## start Supplied data

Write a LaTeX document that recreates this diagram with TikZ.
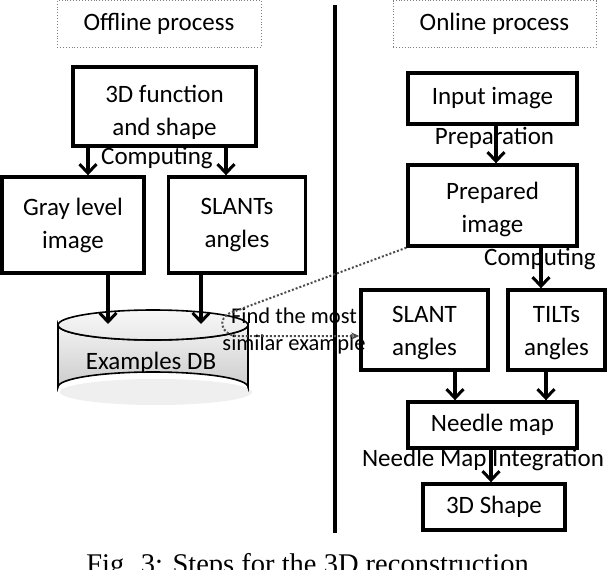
\documentclass[tikz,border=0pt]{standalone}
\usepackage{fontspec}
\setmainfont{Carlito}
\newfontfamily\capfont{Liberation Serif}
\usetikzlibrary{arrows.meta,calc}
\tikzset{
  box/.style={draw=black,line width=3.4pt,align=center,inner sep=0pt,font=\fontsize{25}{33}\selectfont},
  btxt/.style={align=center,inner sep=0pt,font=\fontsize{25}{33}\selectfont},
  headbox/.style={draw=gray,dotted,line width=0.9pt,inner sep=0pt,font=\fontsize{25}{28}\selectfont},
  lbl/.style={inner sep=0pt,font=\fontsize{25}{28}\selectfont},
  arr/.style={line width=3.2pt,-{Straight Barb[length=9pt,width=17pt,line width=3pt]}},
  dotconn/.style={draw=gray!60!black,line width=2pt,dash pattern=on 2pt off 2pt,-{Stealth[length=8pt,width=7pt]}}
}
\begin{document}
\begin{tikzpicture}[x=1pt,y=-1pt]
\useasboundingbox (0,0) rectangle (616,570);
% headers
\node[headbox,minimum width=204,minimum height=47] (offline) at (159,24) {Offline process};
\node[headbox,minimum width=203,minimum height=47] (online) at (494.5,24) {Online process};
% separator
\coordinate (vtop) at (335,5);
\coordinate (vbot) at (335,533);
\draw[line width=4.5pt] (vtop) -- (vbot);
% offline boxes
\node[box,minimum width=183,minimum height=79,label={[btxt,yshift=-6pt]center:{3D function\\and shape}}] (f3d) at (164.5,106.5) {};
\node[box,minimum width=142,minimum height=96] (gray) at (73,225) {Gray level\\image};
\node[box,minimum width=137,minimum height=96] (slants) at (237,225) {SLANTs\\angles};
% cylinder
\fill[gray!18,opacity=0.7] (156,392) ellipse (96 and 13);
\shade[top color=gray!10,bottom color=gray!40,draw=black,line width=1.6pt]
  (58,325) -- (58,387) arc (180:360:95 and 15) -- (248,325) arc (0:180:95 and 15) -- cycle;
\shade[top color=gray!6,bottom color=gray!18,draw=black,line width=1.6pt] (153,325) ellipse (95 and 15);
\node[lbl] (db) at (151,363) {Examples DB};
\coordinate (dbtop) at (153,324);
\coordinate (dbr) at (230,313);
\coordinate (dbr2) at (236,336);
% online boxes
\node[box,minimum width=169,minimum height=51] (input) at (492.5,98.5) {Input image};
\node[box,minimum width=169,minimum height=81,label={[btxt,yshift=-4pt]center:{Prepared\\image}}] (prep) at (492.5,205.5) {};
\node[box,minimum width=127,minimum height=80,label={[btxt,yshift=-3pt]center:{SLANT\\angles}}] (slant) at (424.5,330) {};
\node[box,minimum width=97,minimum height=80,label={[btxt,yshift=-3pt]center:{TILTs\\angles}}] (tilts) at (556.5,330) {};
\node[box,minimum width=169,minimum height=46] (needle) at (492.5,425) {Needle map};
\node[box,minimum width=142,minimum height=46] (shape) at (494,507) {3D Shape};
% labels
\node[lbl] (lc1) at (157,158) {Computing};
\node[lbl] (lprep) at (494.5,138) {Preparation};
\node[lbl] (lc2) at (540,259) {Computing};
\node[lbl] (lnm) at (483,460) {Needle Map Integration};
\node[lbl,align=center,font=\fontsize{22.5}{27}\selectfont] (lfind) at (294,331) {Find the most\\similar example};
% arrows
\draw[arr] (f3d.south -| 88,0) -- (gray.north -| 88,0);
\draw[arr] (f3d.south -| 226,0) -- (slants.north -| 226,0);
\draw[arr] (gray.south -| 108,0) -- (dbtop -| 108,0);
\draw[arr] (slants.south -| 201,0) -- (dbtop -| 201,0);
\draw[arr] (input.south -| 496,0) -- (prep.north -| 496,0);
\draw[arr] (prep.south -| 541,0) -- (tilts.north -| 541,0);
\draw[arr] (slant.south -| 455,0) -- (needle.north -| 455,0);
\draw[arr] (tilts.south -| 546,0) -- (needle.north -| 546,0);
\draw[arr] (needle.south -| 491,0) -- (shape.north -| 491,0);
% dotted connector
\draw[dotconn] (prep.south west) -- (dbr) .. controls (218,318) and (220,334) .. (dbr2) -- (slant.west |- dbr2);
% caption
\node[anchor=base,font=\capfont\fontsize{28.5}{32}\selectfont,inner sep=0pt] (cap) at (307.5,573) {Fig. 3: Steps for the 3D reconstruction};
\end{tikzpicture}
\end{document}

## end Supplied data

The material above must be printed exactly, with its pictures left out.

### Answer below
Write a LaTeX document that recreates this diagram with TikZ.
\documentclass[tikz,border=0pt]{standalone}
\usepackage{fontspec}
\setmainfont{Carlito}
\newfontfamily\capfont{Liberation Serif}
\usetikzlibrary{arrows.meta,calc}
\tikzset{
  box/.style={draw=black,line width=3.4pt,align=center,inner sep=0pt,font=\fontsize{25}{33}\selectfont},
  btxt/.style={align=center,inner sep=0pt,font=\fontsize{25}{33}\selectfont},
  headbox/.style={draw=gray,dotted,line width=0.9pt,inner sep=0pt,font=\fontsize{25}{28}\selectfont},
  lbl/.style={inner sep=0pt,font=\fontsize{25}{28}\selectfont},
  arr/.style={line width=3.2pt,-{Straight Barb[length=9pt,width=17pt,line width=3pt]}},
  dotconn/.style={draw=gray!60!black,line width=2pt,dash pattern=on 2pt off 2pt,-{Stealth[length=8pt,width=7pt]}}
}
\begin{document}
\begin{tikzpicture}[x=1pt,y=-1pt]
\useasboundingbox (0,0) rectangle (616,570);
% headers
\node[headbox,minimum width=204,minimum height=47] (offline) at (159,24) {Offline process};
\node[headbox,minimum width=203,minimum height=47] (online) at (494.5,24) {Online process};
% separator
\coordinate (vtop) at (335,5);
\coordinate (vbot) at (335,533);
\draw[line width=4.5pt] (vtop) -- (vbot);
% offline boxes
\node[box,minimum width=183,minimum height=79,label={[btxt,yshift=-6pt]center:{3D function\\and shape}}] (f3d) at (164.5,106.5) {};
\node[box,minimum width=142,minimum height=96] (gray) at (73,225) {Gray level\\image};
\node[box,minimum width=137,minimum height=96] (slants) at (237,225) {SLANTs\\angles};
% cylinder
\fill[gray!18,opacity=0.7] (156,392) ellipse (96 and 13);
\shade[top color=gray!10,bottom color=gray!40,draw=black,line width=1.6pt]
  (58,325) -- (58,387) arc (180:360:95 and 15) -- (248,325) arc (0:180:95 and 15) -- cycle;
\shade[top color=gray!6,bottom color=gray!18,draw=black,line width=1.6pt] (153,325) ellipse (95 and 15);
\node[lbl] (db) at (151,363) {Examples DB};
\coordinate (dbtop) at (153,324);
\coordinate (dbr) at (230,313);
\coordinate (dbr2) at (236,336);
% online boxes
\node[box,minimum width=169,minimum height=51] (input) at (492.5,98.5) {Input image};
\node[box,minimum width=169,minimum height=81,label={[btxt,yshift=-4pt]center:{Prepared\\image}}] (prep) at (492.5,205.5) {};
\node[box,minimum width=127,minimum height=80,label={[btxt,yshift=-3pt]center:{SLANT\\angles}}] (slant) at (424.5,330) {};
\node[box,minimum width=97,minimum height=80,label={[btxt,yshift=-3pt]center:{TILTs\\angles}}] (tilts) at (556.5,330) {};
\node[box,minimum width=169,minimum height=46] (needle) at (492.5,425) {Needle map};
\node[box,minimum width=142,minimum height=46] (shape) at (494,507) {3D Shape};
% labels
\node[lbl] (lc1) at (157,158) {Computing};
\node[lbl] (lprep) at (494.5,138) {Preparation};
\node[lbl] (lc2) at (540,259) {Computing};
\node[lbl] (lnm) at (483,460) {Needle Map Integration};
\node[lbl,align=center,font=\fontsize{22.5}{27}\selectfont] (lfind) at (294,331) {Find the most\\similar example};
% arrows
\draw[arr] (f3d.south -| 88,0) -- (gray.north -| 88,0);
\draw[arr] (f3d.south -| 226,0) -- (slants.north -| 226,0);
\draw[arr] (gray.south -| 108,0) -- (dbtop -| 108,0);
\draw[arr] (slants.south -| 201,0) -- (dbtop -| 201,0);
\draw[arr] (input.south -| 496,0) -- (prep.north -| 496,0);
\draw[arr] (prep.south -| 541,0) -- (tilts.north -| 541,0);
\draw[arr] (slant.south -| 455,0) -- (needle.north -| 455,0);
\draw[arr] (tilts.south -| 546,0) -- (needle.north -| 546,0);
\draw[arr] (needle.south -| 491,0) -- (shape.north -| 491,0);
% dotted connector
\draw[dotconn] (prep.south west) -- (dbr) .. controls (218,318) and (220,334) .. (dbr2) -- (slant.west |- dbr2);
% caption
\node[anchor=base,font=\capfont\fontsize{28.5}{32}\selectfont,inner sep=0pt] (cap) at (307.5,573) {Fig. 3: Steps for the 3D reconstruction};
\end{tikzpicture}
\end{document}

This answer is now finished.